Langley-area voters cast more ballots than the national average, and the way they voted changed significantly.
For the past 11 years, Langley voters were all grouped together in a single riding. As Langley’s population grew, a realignment created new ridings: Cloverdale-Langley City, and Langley-Aldergrove.
One of the biggest trends across Canada Monday was the increase in voter turnout. Both Langley ridings followed and beat that trend.
The national average was at least 68.49 per cent, the highest since 1993.
Langley-Aldergrove saw 73.4 per cent of registered voters cast a ballot. That doesn’t include voters who registered for the first time at their polling place.
Cloverdale-Langley City was only slightly lower, at 70.2 per cent of registered voters.
In 2011, overall voter turnout in the Langley riding was 62.2 per cent, slightly above the national average of 61.4 per cent.
Not only was turnout up, but voters made different choices compared to four years ago.
The most obvious difference was in Cloverdale-Langley City.
The riding was built primarily from pieces of the old South Surrey-White Rock-Cloverdale and Fleetwood-Port Kells ridings, along with Langley City and a sliver of Willoughby from the Langley riding.
All of those areas had been held by Conservative MPs, who won in 2011 with between 47 and 64 per cent of the vote.
In both the former Fleetwood-Port Kells and the South Surrey-White Rock-Cloverdale ridings, the Liberals were in third place in 2011, well behind the second-place NDP candidates.

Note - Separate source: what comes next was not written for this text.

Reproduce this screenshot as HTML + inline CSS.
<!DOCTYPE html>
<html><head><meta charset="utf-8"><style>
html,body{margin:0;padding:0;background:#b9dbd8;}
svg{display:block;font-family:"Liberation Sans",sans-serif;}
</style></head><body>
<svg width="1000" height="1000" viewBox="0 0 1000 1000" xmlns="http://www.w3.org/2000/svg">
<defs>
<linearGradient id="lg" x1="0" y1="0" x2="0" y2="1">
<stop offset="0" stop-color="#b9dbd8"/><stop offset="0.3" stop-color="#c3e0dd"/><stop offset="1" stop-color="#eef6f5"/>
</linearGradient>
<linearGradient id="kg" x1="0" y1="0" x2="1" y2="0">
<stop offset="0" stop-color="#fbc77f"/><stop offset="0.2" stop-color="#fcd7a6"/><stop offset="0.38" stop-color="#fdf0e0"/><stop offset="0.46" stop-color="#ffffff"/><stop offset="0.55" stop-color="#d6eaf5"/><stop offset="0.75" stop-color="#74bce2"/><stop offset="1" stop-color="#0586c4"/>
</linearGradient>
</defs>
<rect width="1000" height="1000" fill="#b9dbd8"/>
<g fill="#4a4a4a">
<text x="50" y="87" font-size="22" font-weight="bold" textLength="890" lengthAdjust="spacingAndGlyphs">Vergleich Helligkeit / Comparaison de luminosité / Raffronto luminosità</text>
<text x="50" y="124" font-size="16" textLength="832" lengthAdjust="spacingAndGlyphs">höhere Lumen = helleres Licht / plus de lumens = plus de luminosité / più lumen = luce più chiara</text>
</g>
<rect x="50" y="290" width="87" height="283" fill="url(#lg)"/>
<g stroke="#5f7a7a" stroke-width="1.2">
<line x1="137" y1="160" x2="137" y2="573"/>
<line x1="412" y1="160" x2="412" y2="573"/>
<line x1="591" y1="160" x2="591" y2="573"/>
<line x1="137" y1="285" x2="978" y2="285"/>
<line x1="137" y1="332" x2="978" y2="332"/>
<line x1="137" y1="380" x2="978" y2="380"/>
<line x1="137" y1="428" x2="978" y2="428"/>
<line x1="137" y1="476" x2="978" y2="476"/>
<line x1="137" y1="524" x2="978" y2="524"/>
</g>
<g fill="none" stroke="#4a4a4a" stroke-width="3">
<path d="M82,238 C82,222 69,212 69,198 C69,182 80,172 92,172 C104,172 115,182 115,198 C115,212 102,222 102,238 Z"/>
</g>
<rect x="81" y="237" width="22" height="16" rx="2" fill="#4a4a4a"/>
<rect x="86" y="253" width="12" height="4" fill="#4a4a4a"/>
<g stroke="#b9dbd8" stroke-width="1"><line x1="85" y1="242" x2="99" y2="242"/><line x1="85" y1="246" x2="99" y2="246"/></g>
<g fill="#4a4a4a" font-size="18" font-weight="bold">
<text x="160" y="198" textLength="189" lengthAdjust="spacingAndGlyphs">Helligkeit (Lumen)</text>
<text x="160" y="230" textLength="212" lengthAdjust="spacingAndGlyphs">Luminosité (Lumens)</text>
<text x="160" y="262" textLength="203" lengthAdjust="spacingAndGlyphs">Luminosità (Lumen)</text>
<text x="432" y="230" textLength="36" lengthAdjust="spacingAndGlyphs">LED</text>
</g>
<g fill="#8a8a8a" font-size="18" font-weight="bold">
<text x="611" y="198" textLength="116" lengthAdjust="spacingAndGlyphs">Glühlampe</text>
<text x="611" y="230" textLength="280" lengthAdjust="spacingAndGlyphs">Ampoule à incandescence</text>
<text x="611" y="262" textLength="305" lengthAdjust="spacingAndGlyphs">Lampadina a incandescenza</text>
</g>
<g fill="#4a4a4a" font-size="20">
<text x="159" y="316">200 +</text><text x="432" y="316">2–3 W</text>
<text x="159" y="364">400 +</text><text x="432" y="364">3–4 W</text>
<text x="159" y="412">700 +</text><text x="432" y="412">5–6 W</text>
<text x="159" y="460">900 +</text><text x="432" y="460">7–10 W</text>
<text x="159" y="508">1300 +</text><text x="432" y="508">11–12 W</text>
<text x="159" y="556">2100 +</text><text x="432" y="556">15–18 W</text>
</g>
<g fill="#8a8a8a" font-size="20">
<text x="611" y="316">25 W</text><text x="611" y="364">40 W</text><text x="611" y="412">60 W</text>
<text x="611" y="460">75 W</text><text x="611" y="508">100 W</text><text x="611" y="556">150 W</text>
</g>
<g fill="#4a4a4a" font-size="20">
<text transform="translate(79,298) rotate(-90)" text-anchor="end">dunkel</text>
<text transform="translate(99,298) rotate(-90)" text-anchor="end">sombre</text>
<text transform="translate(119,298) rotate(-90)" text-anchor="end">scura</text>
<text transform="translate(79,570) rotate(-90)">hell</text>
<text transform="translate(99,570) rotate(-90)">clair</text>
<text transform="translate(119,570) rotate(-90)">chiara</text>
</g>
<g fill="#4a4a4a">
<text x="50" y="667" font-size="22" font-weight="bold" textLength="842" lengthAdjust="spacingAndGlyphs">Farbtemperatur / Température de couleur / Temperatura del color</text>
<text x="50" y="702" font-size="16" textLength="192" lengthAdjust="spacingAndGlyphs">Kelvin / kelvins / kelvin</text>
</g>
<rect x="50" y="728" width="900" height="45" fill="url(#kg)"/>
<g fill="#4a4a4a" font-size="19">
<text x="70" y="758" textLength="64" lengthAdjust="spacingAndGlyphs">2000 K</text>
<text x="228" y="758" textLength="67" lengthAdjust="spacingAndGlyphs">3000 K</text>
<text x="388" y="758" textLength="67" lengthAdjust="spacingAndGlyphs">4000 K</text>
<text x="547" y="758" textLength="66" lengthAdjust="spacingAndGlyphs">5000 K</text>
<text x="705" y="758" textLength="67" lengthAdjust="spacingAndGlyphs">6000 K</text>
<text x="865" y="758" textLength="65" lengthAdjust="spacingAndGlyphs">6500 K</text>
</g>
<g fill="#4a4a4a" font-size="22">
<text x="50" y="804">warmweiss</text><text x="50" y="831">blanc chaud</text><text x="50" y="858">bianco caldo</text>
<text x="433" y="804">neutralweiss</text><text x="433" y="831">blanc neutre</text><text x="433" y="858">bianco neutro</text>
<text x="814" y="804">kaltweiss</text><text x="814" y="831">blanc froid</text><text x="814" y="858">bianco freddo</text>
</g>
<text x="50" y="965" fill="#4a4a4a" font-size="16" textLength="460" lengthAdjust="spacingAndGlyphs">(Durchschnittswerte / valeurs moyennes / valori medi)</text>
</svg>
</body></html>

But Liberal John Aldag, running in his first campaign, won the new riding with 24,599 votes, or 45.5 per cent of the total.

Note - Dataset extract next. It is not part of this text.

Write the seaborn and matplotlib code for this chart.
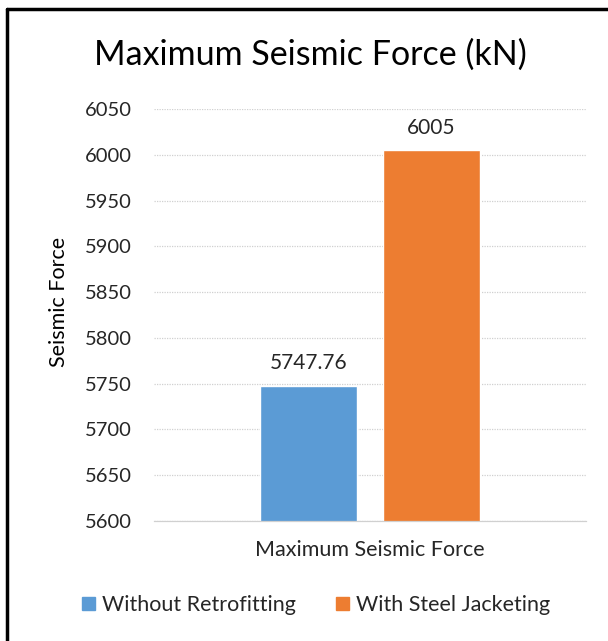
import matplotlib
matplotlib.use("Agg")
import matplotlib.pyplot as plt
import seaborn as sns
import pandas as pd
from matplotlib.patches import Rectangle

categories = ["Maximum Seismic Force"]
series = ["Without Retrofitting", "With Steel Jacketing"]
values = [5747.76, 6005]
value_labels = ["5747.76", "6005"]
colors = ["#5B9BD5", "#ED7D31"]
y_ticks = [5600, 5650, 5700, 5750, 5800, 5850, 5900, 5950, 6000, 6050]

df = pd.DataFrame({
    "category": categories * len(series),
    "series": series,
    "value": values,
})

sns.set_theme(style="white")
plt.rcParams["font.family"] = ["Lato", "DejaVu Sans"]

fig = plt.figure(figsize=(6.08, 6.41), dpi=100)
ax = fig.add_axes([154 / 608, 1 - 521 / 641, 432 / 608, 412 / 641])

sns.barplot(data=df, x="category", y="value", hue="series", palette=colors,
            saturation=1, ax=ax, width=0.565, gap=0.205, legend=False)

ax.set_ylim(y_ticks[0], y_ticks[-1])
ax.set_yticks(y_ticks)
ax.set_yticklabels([str(t) for t in y_ticks], fontsize=14.5, color="#262626")
ax.tick_params(axis="y", length=0, pad=16)
ax.tick_params(axis="x", length=0, pad=14, labelsize=15.5, labelcolor="#262626")
ax.set_xlabel("")
ax.set_ylabel("Seismic Force", fontsize=15.5, color="black")
ax.yaxis.set_label_coords(-(154 - 69) / 432, (521 - 302) / 412)
ax.grid(axis="y", color="#d0d0d0", linewidth=0.9, linestyle=(0, (1, 1)))
ax.set_axisbelow(True)
for s in ["top", "right", "left"]:
    ax.spines[s].set_visible(False)
ax.spines["bottom"].set_color("#d0d0d0")
ax.spines["bottom"].set_linewidth(0.9)

bars = [p for p in ax.patches if isinstance(p, Rectangle)]
bars = sorted(bars, key=lambda p: p.get_x())
for bar, lab in zip(bars, value_labels):
    ax.annotate(lab, (bar.get_x() + bar.get_width() / 2, bar.get_y() + bar.get_height()),
                xytext=(0, 9), textcoords="offset points", ha="center", va="bottom",
                fontsize=15, color="#262626")

fig.text(310 / 608, 1 - 55 / 641, "Maximum Seismic Force (kN)",
         ha="center", va="center", fontsize=24.5, color="black")

handles = [Rectangle((0, 0), 1, 1, color=c) for c in colors]
fig.legend(handles, series, loc="center", bbox_to_anchor=(316 / 608, 1 - 605 / 641),
           ncol=2, frameon=False, fontsize=15.5, handlelength=0.6, handleheight=0.6,
           handletextpad=0.3, columnspacing=1.9)

# Frame around the chart area
fig.add_artist(plt.Line2D([7 / 608, 7 / 608], [0, 1 - 9 / 641], color="black",
                          linewidth=2.5, transform=fig.transFigure))
fig.add_artist(plt.Line2D([7 / 608, 1], [1 - 9 / 641, 1 - 9 / 641], color="black",
                          linewidth=2.5, transform=fig.transFigure))

fig.savefig("out.png", dpi=100, facecolor="white")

Before the votes were counted, Aldag referred to the riding as “Conservative country.”
Conservative Dean Drysdale, a former Langley Township councillor, picked up 18,816 votes or 34.8 per cent.
The NDP’s Rebecca Smith took 8,426 votes, or 15.6 per cent.
Mark Warawa took victory in Langley-Aldergrove, inheriting most of the old Langley riding he had held for more than a decade.
But he had to fight harder to keep his seat.
In 2011, as the Conservatives won a majority government, Warawa took 35,569 votes, a staggering 64.5 per cent of the total.
This year in the new riding, Warawa received 27,343 votes, or 45.5 per cent.
The recipient of most of the change was Liberal Leon Jensen, who won 21,905 votes for 36.5 per cent of the vote.
The NDP lost ground as well. In 2011 they took 11,277 votes for 20.5 per cent of the vote, and seemed to have solidified their position as Langley’s second choice. But many of those votes seem to have migrated to the Liberals, leaving this year’s candidate Margot Sangster with 7,664.